● **GOAL OF THE EXERCISE**
Every line from the top of the records through the line containing "W, H = 960, 1506" should be retyped exactly; the pictures should not.

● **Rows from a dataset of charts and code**
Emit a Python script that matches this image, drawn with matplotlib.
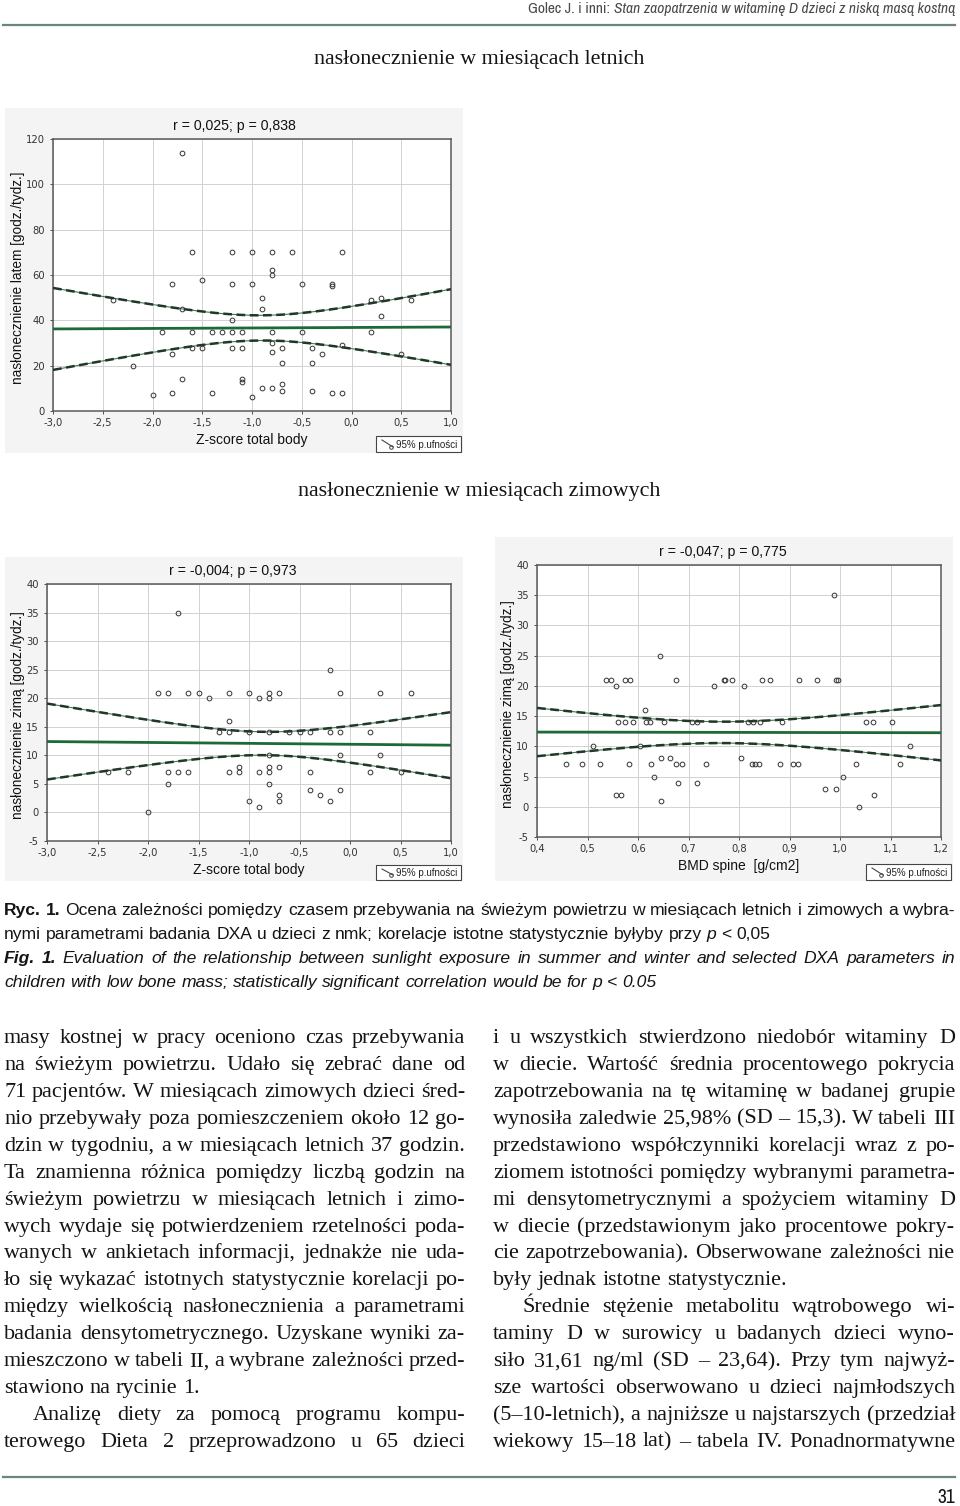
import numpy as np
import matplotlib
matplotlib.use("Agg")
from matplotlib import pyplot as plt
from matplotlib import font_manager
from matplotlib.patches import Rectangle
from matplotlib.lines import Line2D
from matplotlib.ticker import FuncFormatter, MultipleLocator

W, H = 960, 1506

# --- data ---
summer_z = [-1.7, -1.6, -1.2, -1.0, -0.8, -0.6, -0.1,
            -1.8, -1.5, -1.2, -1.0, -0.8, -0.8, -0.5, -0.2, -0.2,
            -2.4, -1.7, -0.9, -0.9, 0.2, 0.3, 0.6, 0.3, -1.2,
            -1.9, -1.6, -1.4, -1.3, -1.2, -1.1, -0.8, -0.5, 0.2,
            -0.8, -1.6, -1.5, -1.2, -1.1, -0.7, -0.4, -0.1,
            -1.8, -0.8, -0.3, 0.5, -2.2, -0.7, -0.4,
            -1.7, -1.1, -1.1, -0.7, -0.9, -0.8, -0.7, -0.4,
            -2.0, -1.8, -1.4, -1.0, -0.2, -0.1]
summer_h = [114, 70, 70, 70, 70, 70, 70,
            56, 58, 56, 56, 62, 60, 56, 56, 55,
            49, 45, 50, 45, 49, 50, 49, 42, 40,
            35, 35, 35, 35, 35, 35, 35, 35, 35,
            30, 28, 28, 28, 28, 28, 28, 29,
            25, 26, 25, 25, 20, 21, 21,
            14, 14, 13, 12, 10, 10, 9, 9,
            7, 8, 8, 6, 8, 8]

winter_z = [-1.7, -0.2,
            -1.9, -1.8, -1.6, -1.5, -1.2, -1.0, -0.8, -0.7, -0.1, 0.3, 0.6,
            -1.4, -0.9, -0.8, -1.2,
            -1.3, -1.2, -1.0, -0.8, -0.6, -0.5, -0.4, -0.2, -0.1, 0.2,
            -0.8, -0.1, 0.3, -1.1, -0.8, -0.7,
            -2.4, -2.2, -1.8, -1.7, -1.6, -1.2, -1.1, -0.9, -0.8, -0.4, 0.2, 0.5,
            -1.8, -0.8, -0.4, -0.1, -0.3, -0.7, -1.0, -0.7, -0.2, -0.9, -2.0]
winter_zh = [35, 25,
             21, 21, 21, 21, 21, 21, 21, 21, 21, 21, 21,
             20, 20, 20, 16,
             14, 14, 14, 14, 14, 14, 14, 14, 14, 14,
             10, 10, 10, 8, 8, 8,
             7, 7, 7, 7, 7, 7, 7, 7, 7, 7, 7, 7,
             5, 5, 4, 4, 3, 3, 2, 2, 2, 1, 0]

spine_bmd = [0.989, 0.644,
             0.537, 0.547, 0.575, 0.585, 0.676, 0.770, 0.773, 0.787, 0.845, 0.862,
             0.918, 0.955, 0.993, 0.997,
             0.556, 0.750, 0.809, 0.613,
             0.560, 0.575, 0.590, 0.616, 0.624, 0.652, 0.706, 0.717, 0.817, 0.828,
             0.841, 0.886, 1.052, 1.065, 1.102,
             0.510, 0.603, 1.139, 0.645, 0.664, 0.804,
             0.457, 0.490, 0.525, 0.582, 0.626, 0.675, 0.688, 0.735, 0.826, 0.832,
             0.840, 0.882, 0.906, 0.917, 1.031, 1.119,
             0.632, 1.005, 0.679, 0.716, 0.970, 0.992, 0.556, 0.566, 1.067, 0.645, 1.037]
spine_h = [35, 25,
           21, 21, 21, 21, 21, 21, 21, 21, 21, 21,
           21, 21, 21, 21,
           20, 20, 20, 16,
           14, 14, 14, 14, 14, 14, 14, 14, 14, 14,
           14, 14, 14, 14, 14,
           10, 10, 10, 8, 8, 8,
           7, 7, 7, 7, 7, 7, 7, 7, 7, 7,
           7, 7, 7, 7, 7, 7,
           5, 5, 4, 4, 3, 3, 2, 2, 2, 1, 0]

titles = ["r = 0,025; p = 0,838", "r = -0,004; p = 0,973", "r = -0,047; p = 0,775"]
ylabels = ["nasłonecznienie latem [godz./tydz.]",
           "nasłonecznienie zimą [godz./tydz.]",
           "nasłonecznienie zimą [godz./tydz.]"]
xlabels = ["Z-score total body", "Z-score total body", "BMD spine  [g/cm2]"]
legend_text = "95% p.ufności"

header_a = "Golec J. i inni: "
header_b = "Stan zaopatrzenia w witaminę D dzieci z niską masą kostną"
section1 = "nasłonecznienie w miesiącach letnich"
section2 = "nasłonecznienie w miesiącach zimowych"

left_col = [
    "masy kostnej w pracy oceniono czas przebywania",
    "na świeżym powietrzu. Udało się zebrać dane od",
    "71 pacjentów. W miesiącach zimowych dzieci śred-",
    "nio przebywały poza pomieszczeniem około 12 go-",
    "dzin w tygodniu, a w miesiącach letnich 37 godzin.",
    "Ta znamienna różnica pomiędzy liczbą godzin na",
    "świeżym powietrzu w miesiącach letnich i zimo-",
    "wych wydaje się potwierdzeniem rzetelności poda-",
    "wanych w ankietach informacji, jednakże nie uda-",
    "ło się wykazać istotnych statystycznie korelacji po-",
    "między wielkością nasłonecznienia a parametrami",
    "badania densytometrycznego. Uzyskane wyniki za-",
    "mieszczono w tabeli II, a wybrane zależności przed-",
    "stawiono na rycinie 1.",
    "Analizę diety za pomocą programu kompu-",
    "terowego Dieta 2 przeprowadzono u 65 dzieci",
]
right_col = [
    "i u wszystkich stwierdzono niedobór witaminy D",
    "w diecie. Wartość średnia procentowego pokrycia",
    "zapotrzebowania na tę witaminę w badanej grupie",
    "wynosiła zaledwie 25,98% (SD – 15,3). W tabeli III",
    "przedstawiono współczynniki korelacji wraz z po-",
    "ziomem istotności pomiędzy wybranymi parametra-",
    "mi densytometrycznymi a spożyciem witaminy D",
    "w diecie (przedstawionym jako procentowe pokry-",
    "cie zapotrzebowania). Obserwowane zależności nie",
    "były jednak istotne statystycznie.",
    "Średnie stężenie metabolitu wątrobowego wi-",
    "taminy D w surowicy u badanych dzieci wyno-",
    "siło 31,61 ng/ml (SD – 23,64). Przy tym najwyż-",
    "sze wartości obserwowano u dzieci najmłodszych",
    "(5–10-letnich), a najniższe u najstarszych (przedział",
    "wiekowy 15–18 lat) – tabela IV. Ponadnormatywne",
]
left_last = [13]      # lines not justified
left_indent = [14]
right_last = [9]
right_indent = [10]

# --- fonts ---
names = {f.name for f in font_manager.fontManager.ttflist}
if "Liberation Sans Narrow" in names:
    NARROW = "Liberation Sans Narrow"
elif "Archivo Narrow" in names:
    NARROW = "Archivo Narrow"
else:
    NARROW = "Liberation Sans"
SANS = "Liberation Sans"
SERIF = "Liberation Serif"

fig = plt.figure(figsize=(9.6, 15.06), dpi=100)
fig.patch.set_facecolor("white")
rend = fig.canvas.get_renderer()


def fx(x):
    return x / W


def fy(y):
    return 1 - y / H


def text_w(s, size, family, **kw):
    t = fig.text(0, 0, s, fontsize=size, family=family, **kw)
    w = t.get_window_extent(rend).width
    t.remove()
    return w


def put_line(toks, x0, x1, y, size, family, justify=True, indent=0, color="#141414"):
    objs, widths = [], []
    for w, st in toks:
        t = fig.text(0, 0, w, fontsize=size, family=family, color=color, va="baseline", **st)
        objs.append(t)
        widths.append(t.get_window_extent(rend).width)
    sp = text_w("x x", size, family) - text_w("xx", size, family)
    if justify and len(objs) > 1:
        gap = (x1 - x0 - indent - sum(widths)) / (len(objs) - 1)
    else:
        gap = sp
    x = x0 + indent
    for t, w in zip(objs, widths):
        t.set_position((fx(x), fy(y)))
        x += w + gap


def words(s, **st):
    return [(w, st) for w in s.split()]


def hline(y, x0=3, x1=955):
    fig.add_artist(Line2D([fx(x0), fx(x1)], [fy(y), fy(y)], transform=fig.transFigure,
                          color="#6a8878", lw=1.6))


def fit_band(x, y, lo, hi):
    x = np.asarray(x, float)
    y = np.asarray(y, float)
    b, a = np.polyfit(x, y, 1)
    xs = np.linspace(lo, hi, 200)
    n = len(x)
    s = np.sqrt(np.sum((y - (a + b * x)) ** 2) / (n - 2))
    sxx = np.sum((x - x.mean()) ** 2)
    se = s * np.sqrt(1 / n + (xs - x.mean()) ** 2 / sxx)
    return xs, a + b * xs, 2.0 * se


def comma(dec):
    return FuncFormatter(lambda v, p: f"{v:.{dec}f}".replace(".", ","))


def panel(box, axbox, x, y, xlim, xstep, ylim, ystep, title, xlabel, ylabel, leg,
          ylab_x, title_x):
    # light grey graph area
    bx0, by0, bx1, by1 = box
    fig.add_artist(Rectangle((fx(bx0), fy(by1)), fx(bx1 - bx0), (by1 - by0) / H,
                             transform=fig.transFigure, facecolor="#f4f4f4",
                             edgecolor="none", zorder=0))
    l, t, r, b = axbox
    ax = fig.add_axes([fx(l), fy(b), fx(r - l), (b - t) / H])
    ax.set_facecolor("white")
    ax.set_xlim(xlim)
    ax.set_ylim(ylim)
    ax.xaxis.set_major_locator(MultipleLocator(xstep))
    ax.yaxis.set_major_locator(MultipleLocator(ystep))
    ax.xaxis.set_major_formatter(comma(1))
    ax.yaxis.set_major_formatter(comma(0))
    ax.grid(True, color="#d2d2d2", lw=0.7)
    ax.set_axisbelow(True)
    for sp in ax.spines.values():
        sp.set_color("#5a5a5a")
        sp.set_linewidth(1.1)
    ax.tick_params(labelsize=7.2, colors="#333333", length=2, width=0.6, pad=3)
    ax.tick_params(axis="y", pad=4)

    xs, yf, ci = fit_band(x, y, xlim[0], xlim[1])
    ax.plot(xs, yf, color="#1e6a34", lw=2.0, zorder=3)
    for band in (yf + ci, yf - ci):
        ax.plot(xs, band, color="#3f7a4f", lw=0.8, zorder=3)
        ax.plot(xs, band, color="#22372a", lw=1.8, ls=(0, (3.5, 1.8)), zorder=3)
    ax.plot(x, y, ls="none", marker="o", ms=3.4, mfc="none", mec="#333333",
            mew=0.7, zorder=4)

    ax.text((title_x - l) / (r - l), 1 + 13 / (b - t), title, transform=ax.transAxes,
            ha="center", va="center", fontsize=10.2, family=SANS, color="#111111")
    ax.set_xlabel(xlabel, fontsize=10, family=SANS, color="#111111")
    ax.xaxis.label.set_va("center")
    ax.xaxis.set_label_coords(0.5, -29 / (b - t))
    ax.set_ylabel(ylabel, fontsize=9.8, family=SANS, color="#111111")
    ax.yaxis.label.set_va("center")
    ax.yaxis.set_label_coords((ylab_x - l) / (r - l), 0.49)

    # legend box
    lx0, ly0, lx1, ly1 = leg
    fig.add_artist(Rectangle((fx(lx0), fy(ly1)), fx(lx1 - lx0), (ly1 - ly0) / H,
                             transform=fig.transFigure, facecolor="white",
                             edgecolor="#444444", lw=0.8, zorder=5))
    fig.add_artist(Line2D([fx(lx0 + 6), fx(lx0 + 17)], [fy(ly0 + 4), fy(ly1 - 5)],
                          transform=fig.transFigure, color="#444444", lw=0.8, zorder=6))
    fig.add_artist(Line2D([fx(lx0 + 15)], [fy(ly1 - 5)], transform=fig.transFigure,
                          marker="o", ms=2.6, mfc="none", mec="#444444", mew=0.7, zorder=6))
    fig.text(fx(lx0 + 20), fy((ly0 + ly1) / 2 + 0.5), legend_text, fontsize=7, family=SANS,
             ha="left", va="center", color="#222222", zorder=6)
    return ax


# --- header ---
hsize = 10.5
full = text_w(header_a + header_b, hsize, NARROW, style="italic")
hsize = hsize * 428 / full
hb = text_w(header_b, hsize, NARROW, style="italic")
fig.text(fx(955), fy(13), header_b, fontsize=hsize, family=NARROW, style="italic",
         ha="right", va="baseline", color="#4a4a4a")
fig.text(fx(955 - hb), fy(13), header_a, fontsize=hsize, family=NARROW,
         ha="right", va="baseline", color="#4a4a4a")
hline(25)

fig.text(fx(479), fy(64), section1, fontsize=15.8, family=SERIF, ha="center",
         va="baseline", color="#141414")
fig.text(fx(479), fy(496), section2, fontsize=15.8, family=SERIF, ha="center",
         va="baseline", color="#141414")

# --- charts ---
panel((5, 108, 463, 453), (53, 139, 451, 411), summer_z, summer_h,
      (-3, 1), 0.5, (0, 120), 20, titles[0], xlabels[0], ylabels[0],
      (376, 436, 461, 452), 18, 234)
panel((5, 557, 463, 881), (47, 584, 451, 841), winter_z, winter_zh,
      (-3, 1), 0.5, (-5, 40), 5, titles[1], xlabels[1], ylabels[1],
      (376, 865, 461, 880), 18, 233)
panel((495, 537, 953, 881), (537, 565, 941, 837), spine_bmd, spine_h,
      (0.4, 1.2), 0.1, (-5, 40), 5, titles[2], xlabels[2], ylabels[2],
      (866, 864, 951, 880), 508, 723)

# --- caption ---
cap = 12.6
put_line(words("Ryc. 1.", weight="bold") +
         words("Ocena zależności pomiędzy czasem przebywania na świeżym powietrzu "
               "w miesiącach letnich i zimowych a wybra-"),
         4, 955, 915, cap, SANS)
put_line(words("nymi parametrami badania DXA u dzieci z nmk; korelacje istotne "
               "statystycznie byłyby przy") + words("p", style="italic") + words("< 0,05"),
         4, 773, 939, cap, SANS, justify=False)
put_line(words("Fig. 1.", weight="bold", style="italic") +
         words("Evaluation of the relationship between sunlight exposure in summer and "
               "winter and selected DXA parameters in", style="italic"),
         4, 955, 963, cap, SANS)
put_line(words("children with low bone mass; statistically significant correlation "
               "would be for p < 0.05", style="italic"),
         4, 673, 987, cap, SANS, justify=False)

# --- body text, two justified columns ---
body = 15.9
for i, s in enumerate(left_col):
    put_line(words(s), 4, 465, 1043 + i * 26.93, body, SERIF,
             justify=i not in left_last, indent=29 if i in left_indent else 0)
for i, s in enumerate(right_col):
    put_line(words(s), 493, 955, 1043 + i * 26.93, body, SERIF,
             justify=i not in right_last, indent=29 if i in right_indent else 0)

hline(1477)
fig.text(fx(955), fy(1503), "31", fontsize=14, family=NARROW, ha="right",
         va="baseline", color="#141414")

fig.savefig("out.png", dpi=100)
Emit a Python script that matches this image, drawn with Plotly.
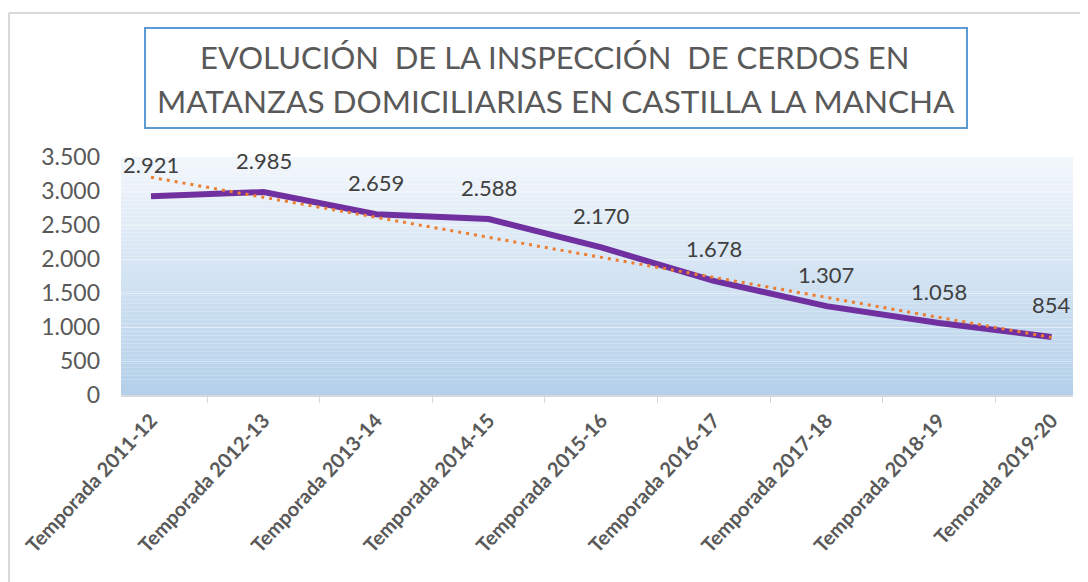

● **CORRECT ANSWER**
Emit a Python script that matches this image, drawn with matplotlib.
import numpy as np
import matplotlib
matplotlib.use("Agg")
from matplotlib import pyplot as plt
from matplotlib import font_manager
from matplotlib.patches import Rectangle
from matplotlib.lines import Line2D
from matplotlib.ticker import FuncFormatter, MultipleLocator

W, H = 960, 1506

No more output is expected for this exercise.